Today’s offering was inspired by the spirit of fearless female endeavour and Mary Gabriel’s pioneering book Ninth Street Women.
“The book charts the lives of five female artists who drove a post-war revolution in modern art,” Malone told Vogue. “It served as a powerful reminder of the importance of absolute and utter dedication to ‘the work’, and the new collection.”
The designer’s influence was characterised by short, sharp hits of structured tailoring, asymmetric shoulders, the strange positioning of cut-outs and a new take on last season’s Herculean gowns that were constructed with complicated arrangements of ruched mesh and shoulders so wide they almost touched the knees of those sitting on the FROW.
While sustainability is a novel idea for many designers, for Malone it is an intrinsic part to what he does, and this season was no exception.
For AW20, the designer presented an upcycled jewellery collaboration with Alighieri’s Rosh Mahtani and left guests with double-sided show notes explaining his commitment to “establish a new way of producing fashion”.
Among the innovations, Malone’s latest collection was crafted from regenerative nylon, recycled leather and wools that were dyed using the juice of lotus leaves.
Matty Bovan
As one of the most exciting designers currently rising out of London’s fashion scene, Matty Bovan is one for doing things differently.

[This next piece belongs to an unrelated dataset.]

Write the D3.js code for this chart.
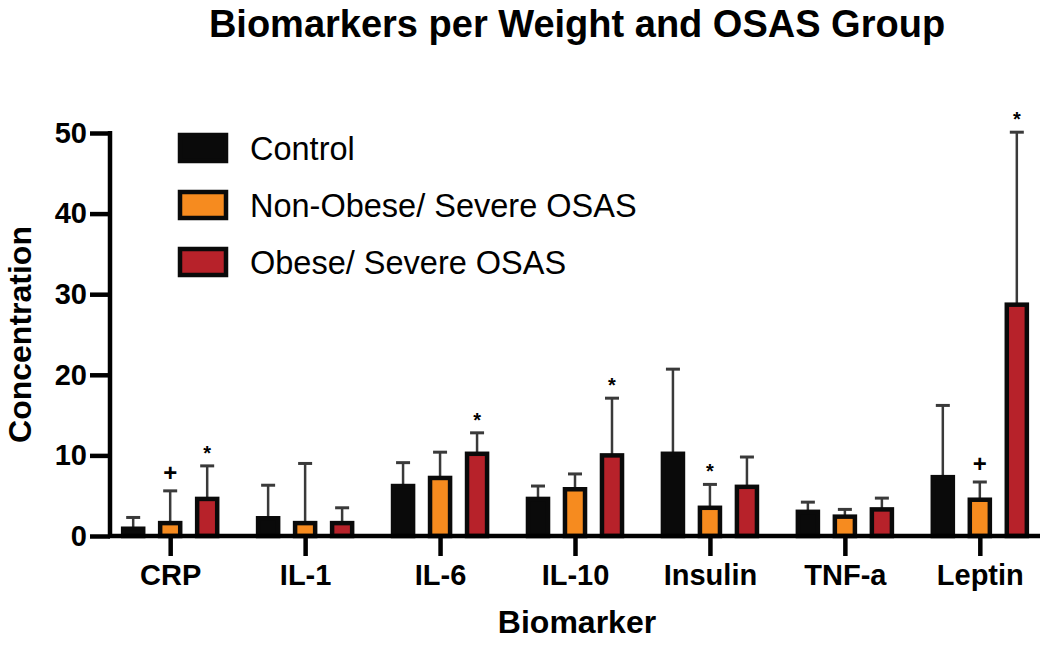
<!DOCTYPE html>
<html>
<head>
<meta charset="utf-8">
<script src="https://cdn.jsdelivr.net/npm/d3@7"></script>
<style>
  body { margin: 0; background: #fff; }
  svg text { font-family: "Liberation Sans", Arial, Helvetica, sans-serif; fill: #000; }
  .title { font-size: 38px; font-weight: bold; }
  .label { font-size: 32px; font-weight: bold; }
  .tick text { font-size: 29px; font-weight: bold; }
  .legend text { font-size: 32.5px; }
</style>
</head>
<body>
<svg id="chart"></svg>
<script>
// biomarkers on the x axis
var categories = ["CRP", "IL-1", "IL-6", "IL-10", "Insulin", "TNF-a", "Leptin"];
var groups = ["Control", "Non-Obese/ Severe OSAS", "Obese/ Severe OSAS"];
var groupColors = ["#0a0a0a", "#f68b1f", "#b7222a"];

// mean values
var controlMean  = [0.9, 2.2, 6.2, 4.6, 10.2, 3.0, 7.3];
var nonObeseMean = [1.6, 1.6, 7.2, 5.8, 3.5, 2.4, 4.5];
var obeseMean    = [4.6, 1.6, 10.2, 10.0, 6.1, 3.3, 28.7];

// upper error (SD) above each mean
var controlSD  = [1.4, 4.1, 2.9, 1.6, 10.5, 1.2, 8.9];
var nonObeseSD = [4.0, 7.4, 3.2, 1.9, 2.9, 0.9, 2.2];
var obeseSD    = [4.1, 1.9, 2.6, 7.1, 3.7, 1.4, 21.4];

// significance marks
var markCategory = ["CRP", "CRP", "IL-6", "IL-10", "Insulin", "Leptin", "Leptin"];
var markGroup    = [1, 2, 2, 2, 1, 1, 2];
var markSymbol   = ["+", "*", "*", "*", "*", "+", "*"];

var yTicks = [0, 10, 20, 30, 40, 50];

var initChart = function()
{
    var screen = {width: 1050, height: 645};
    var plot = {left: 110, right: 1040, top: 133, bottom: 536};

    var svg = d3.select("#chart")
        .attr("width", screen.width)
        .attr("height", screen.height);

    var means = [controlMean, nonObeseMean, obeseMean];
    var sds = [controlSD, nonObeseSD, obeseSD];

    var rows = [];
    categories.forEach(function(cat, i)
    {
        groups.forEach(function(g, j)
        {
            rows.push({cat: cat, group: j, mean: means[j][i], sd: sds[j][i]});
        });
    });

    var xScale = d3.scalePoint()
        .domain(categories)
        .range([plot.left, plot.right])
        .padding(0.446);

    var inner = d3.scaleBand()
        .domain([0, 1, 2])
        .range([-55.5, 55.5])
        .paddingInner(0.35)
        .paddingOuter(0.175);

    var yScale = d3.scaleLinear()
        .domain([0, 50])
        .range([plot.bottom, plot.top]);

    var bw = inner.bandwidth();

    // error bars first so bars sit over them
    var err = svg.append("g").classed("errors", true);
    err.selectAll("line.stem")
        .data(rows)
        .enter()
        .append("line")
        .attr("class", "stem")
        .attr("x1", function(d) { return xScale(d.cat) + inner(d.group) + bw / 2; })
        .attr("x2", function(d) { return xScale(d.cat) + inner(d.group) + bw / 2; })
        .attr("y1", function(d) { return yScale(d.mean); })
        .attr("y2", function(d) { return yScale(d.mean + d.sd); })
        .attr("stroke", "#3a3a3a")
        .attr("stroke-width", 2.5);

    err.selectAll("line.cap")
        .data(rows)
        .enter()
        .append("line")
        .attr("class", "cap")
        .attr("x1", function(d) { return xScale(d.cat) + inner(d.group) + bw / 2 - 7; })
        .attr("x2", function(d) { return xScale(d.cat) + inner(d.group) + bw / 2 + 7; })
        .attr("y1", function(d) { return yScale(d.mean + d.sd); })
        .attr("y2", function(d) { return yScale(d.mean + d.sd); })
        .attr("stroke", "#3a3a3a")
        .attr("stroke-width", 3);

    // bars with thick black border
    svg.append("g")
        .classed("bars", true)
        .selectAll("rect")
        .data(rows)
        .enter()
        .append("rect")
        .attr("x", function(d) { return xScale(d.cat) + inner(d.group) + 2; })
        .attr("width", bw - 4)
        .attr("y", function(d) { return yScale(d.mean); })
        .attr("height", function(d) { return yScale(0) - yScale(d.mean); })
        .attr("fill", function(d) { return groupColors[d.group]; })
        .attr("stroke", "#0a0a0a")
        .attr("stroke-width", 4.5);

    // significance symbols
    var marks = markCategory.map(function(c, k)
    {
        var i = categories.indexOf(c);
        var g = markGroup[k];
        return {cat: c, group: g, sym: markSymbol[k], top: means[g][i] + sds[g][i]};
    });

    svg.append("g")
        .classed("marks", true)
        .selectAll("text")
        .data(marks)
        .enter()
        .append("text")
        .text(function(d) { return d.sym; })
        .attr("text-anchor", "middle")
        .attr("x", function(d) { return xScale(d.cat) + inner(d.group) + bw / 2; })
        .attr("y", function(d) { return yScale(d.top) - (d.sym == "+" ? 10 : 6); })
        .style("font-size", function(d) { return d.sym == "+" ? "24px" : "20px"; })
        .style("font-weight", "bold");

    // axes
    var xAxis = d3.axisBottom(xScale)
        .tickSize(20)
        .tickSizeOuter(0)
        .tickPadding(8);
    var gx = svg.append("g")
        .attr("transform", "translate(0," + plot.bottom + ")")
        .call(xAxis);

    var yAxis = d3.axisLeft(yScale)
        .tickValues(yTicks)
        .tickSize(20)
        .tickSizeOuter(0)
        .tickPadding(3);
    var gy = svg.append("g")
        .attr("transform", "translate(" + plot.left + ",0)")
        .call(yAxis);

    [gx, gy].forEach(function(g)
    {
        g.select(".domain").attr("stroke", "#000").attr("stroke-width", 4.5);
        g.selectAll(".tick line").attr("stroke", "#000").attr("stroke-width", 4.5);
        g.selectAll(".tick text").attr("fill", "#000");
    });
    gx.select(".domain").attr("d", "M" + (plot.left - 2) + ",0H" + plot.right);
    gy.select(".domain").attr("d", "M0," + (plot.bottom + 2) + "V" + (plot.top - 2));

    // labels
    svg.append("text")
        .classed("title", true)
        .text("Biomarkers per Weight and OSAS Group")
        .attr("text-anchor", "middle")
        .attr("x", 577)
        .attr("y", 37);

    svg.append("text")
        .classed("label", true)
        .text("Biomarker")
        .attr("text-anchor", "middle")
        .attr("x", 577)
        .attr("y", 633);

    svg.append("g")
        .attr("transform", "translate(31," + ((plot.top + plot.bottom) / 2) + ")")
        .append("text")
        .classed("label", true)
        .text("Concentration")
        .attr("text-anchor", "middle")
        .attr("transform", "rotate(-90)");

    // legend
    var legend = svg.append("g")
        .classed("legend", true)
        .attr("transform", "translate(178,133)");

    var entries = legend.selectAll("g")
        .data(groups)
        .enter()
        .append("g")
        .attr("transform", function(d, i) { return "translate(0," + (i * 57) + ")"; });

    entries.append("rect")
        .attr("x", 2)
        .attr("y", 2)
        .attr("width", 46)
        .attr("height", 26)
        .attr("fill", function(d, i) { return groupColors[i]; })
        .attr("stroke", "#0a0a0a")
        .attr("stroke-width", 4.5);

    entries.append("text")
        .text(function(d) { return d; })
        .attr("x", 72)
        .attr("y", 27);
};

initChart();
</script>
</body>
</html>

In previous seasons, Bovan’s shows have included everything from balloon headdresses and crinoline ballgowns to exuberant leg-of-mutton silhouettes. And while the designer’s wild and wonderful displays of self-expression were evident, his latest collection felt far more, dare we say it, wearable.
The signatures seen in previous collections were dialled down for autumn/winter in favour of textural fabrics, including velvet ripples and woollen piles, while giant hand-appliqued Swarovski crystals adorned Fiorucci denim.

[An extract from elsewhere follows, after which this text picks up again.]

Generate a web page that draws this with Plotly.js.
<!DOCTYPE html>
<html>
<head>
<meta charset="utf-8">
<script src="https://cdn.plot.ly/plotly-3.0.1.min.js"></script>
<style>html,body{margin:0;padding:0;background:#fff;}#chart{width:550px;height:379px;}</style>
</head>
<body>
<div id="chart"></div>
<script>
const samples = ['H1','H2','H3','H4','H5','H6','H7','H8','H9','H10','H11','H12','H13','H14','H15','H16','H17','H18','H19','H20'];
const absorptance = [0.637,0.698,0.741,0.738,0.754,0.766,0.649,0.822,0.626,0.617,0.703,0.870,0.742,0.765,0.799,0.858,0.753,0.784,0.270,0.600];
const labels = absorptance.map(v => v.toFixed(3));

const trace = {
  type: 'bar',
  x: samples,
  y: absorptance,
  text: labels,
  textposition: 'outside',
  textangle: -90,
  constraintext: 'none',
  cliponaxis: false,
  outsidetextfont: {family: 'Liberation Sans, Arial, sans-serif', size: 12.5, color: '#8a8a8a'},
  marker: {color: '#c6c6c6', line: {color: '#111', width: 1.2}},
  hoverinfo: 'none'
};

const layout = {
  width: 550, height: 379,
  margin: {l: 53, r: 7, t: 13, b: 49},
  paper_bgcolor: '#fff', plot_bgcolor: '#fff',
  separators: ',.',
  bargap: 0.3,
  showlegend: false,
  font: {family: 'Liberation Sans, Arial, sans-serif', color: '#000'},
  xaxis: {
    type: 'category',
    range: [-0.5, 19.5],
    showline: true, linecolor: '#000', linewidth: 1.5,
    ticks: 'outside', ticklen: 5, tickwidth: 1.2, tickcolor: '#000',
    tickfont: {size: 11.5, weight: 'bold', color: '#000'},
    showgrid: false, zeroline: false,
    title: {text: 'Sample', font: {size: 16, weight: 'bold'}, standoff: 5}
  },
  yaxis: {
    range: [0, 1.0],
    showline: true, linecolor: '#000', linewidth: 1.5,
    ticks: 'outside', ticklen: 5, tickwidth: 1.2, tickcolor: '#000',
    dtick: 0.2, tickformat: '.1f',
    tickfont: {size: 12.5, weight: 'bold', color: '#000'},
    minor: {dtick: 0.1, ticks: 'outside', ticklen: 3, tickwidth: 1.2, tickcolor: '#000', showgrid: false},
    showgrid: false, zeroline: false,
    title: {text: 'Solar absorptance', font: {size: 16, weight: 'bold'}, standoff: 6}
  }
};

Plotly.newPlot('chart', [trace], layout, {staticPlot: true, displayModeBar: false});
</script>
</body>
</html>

Elsewhere, tulle party dresses and lean pinstripe trousers were paired with cowboy boots while oversized knits in fluorescent brights and distorted florals became the designer’s latest obsession.
Of course, there were moments that Bovan’s creativity bloomed, particularly when it came to pushing silhouettes using angular shapes which he said represented “an out-of-body experience”.
Most notably, this came in the form of custom screens that were attached to the shoulders and skirts of jacquard dresses and adorned with prints excavated from the British Library’s archive to become spatial banners.
Season after season, it is this warped friction between reality and fantasy that makes Bovan’s playful collections so intriguing, but for him these offerings do more than peak our sartorial interest with a “raft of pressing, esoteric questions about the purpose of making fashion in 2020”.